Question

Integrate $\int \frac{1}{1+cotx}dx$ using substitution method.

Answer 1

Step: 1 Simplify the given integral

Given, $\int \frac{1}{1+cotx}dx$

We will solve the equation by substitution method.
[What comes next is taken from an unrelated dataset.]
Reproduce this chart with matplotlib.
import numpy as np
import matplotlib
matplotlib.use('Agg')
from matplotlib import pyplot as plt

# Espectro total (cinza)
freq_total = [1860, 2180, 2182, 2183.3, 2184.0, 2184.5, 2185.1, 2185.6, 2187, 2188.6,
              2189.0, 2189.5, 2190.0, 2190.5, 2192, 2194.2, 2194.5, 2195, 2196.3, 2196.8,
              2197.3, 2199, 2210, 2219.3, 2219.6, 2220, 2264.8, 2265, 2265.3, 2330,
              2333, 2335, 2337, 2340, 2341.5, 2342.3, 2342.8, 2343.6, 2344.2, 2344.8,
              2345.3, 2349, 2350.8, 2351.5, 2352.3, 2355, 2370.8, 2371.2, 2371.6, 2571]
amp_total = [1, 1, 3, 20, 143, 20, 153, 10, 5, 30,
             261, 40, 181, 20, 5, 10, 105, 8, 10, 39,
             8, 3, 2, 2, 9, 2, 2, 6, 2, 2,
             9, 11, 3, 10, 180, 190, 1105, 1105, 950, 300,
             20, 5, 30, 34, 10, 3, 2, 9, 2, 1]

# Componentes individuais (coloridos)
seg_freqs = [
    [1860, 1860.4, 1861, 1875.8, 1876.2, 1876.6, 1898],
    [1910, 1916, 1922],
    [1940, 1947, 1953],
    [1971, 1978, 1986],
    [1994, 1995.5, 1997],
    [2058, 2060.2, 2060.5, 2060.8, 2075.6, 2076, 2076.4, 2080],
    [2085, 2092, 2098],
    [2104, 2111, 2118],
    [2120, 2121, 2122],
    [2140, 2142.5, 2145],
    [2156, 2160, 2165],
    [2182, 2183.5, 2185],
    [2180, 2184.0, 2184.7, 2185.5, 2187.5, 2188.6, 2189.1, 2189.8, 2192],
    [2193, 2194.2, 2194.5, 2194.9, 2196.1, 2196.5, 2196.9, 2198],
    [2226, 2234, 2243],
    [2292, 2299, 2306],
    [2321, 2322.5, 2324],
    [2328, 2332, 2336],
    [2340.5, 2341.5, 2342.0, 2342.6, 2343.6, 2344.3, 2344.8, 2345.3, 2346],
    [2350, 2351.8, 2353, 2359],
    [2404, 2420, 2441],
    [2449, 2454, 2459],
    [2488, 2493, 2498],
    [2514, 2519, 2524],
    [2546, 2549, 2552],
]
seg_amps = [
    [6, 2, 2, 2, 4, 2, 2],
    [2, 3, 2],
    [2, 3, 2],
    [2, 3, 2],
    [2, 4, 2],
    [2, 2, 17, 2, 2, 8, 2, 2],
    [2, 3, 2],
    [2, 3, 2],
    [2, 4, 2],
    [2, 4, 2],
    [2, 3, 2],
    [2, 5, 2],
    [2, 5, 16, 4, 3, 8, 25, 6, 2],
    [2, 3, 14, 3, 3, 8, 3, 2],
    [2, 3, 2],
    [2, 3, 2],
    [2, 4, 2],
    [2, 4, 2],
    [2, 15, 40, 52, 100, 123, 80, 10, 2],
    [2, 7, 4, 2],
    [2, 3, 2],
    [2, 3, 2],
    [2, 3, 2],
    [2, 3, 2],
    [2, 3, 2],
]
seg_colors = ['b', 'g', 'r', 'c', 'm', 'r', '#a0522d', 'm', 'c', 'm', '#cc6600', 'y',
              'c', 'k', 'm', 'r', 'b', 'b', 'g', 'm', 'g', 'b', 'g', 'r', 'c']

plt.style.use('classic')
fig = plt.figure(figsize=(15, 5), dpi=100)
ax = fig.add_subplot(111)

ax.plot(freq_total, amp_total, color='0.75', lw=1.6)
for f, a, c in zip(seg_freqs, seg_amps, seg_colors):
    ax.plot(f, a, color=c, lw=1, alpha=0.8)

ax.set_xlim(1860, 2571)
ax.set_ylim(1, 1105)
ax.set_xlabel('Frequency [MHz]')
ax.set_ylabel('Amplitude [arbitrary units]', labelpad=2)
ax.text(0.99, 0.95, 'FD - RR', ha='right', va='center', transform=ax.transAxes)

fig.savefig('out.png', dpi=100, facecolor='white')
In this method of integration by substitution, any given integral is transformed into a simple form of integral by substituting the independent variable by others.

We know that,

$cotx=\frac{\cos x}{\sin x}$

Now solve, $\int \frac{1}{1+cotx}dx$

$$\begin{gathered} =\int \left(\frac{1}{1+{\displaystyle \frac{\cos x}{\sin x}}}\right)dx \\ =\int \left(\frac{\sin x}{\sin x+\cos x}\right)dx \\ =\int \frac{1}{2}\left(\frac{2\sin x}{\sin x+\cos x}\right)dx \\ =\int \frac{1}{2}\left\{\frac{\left(\sin x+\cos x\right)\left(\sin x-\cos x\right)}{\sin x+\cos x}\right\}dx \\ =\int \frac{1}{2}dx+\int \frac{1}{2}\left\{\frac{\sin x-\cos x}{\sin x+\cos x}\right\}dx \end{gathered}$$

Step: 2 Using the Substitution method to find the value of integral

Let assume, $\sin x+\cos x=t$

On differentiating we get,

$(\cos x-\sin x)dx=dt$

$(\sin x-\cos x)dx=-dt$

Now,

$$\begin{gathered} =\int \frac{1}{2}dx+\frac{1}{2}\int \frac{-dt}{t} \\ =\frac{x}{2}-\frac{1}{2}\log t+C \end{gathered}$$

On substituting again, we get,

$=\frac{x}{2}-\frac{1}{2}\log \left(\sin x+\cos x\right)+C$

Hence, the Integral of $\int \frac{1}{1+cotx}dx$ is $\frac{x}{2}-\frac{1}{2}\log \left(\sin x+\cos x\right)+C$, where $C$ is an arbitrary constant.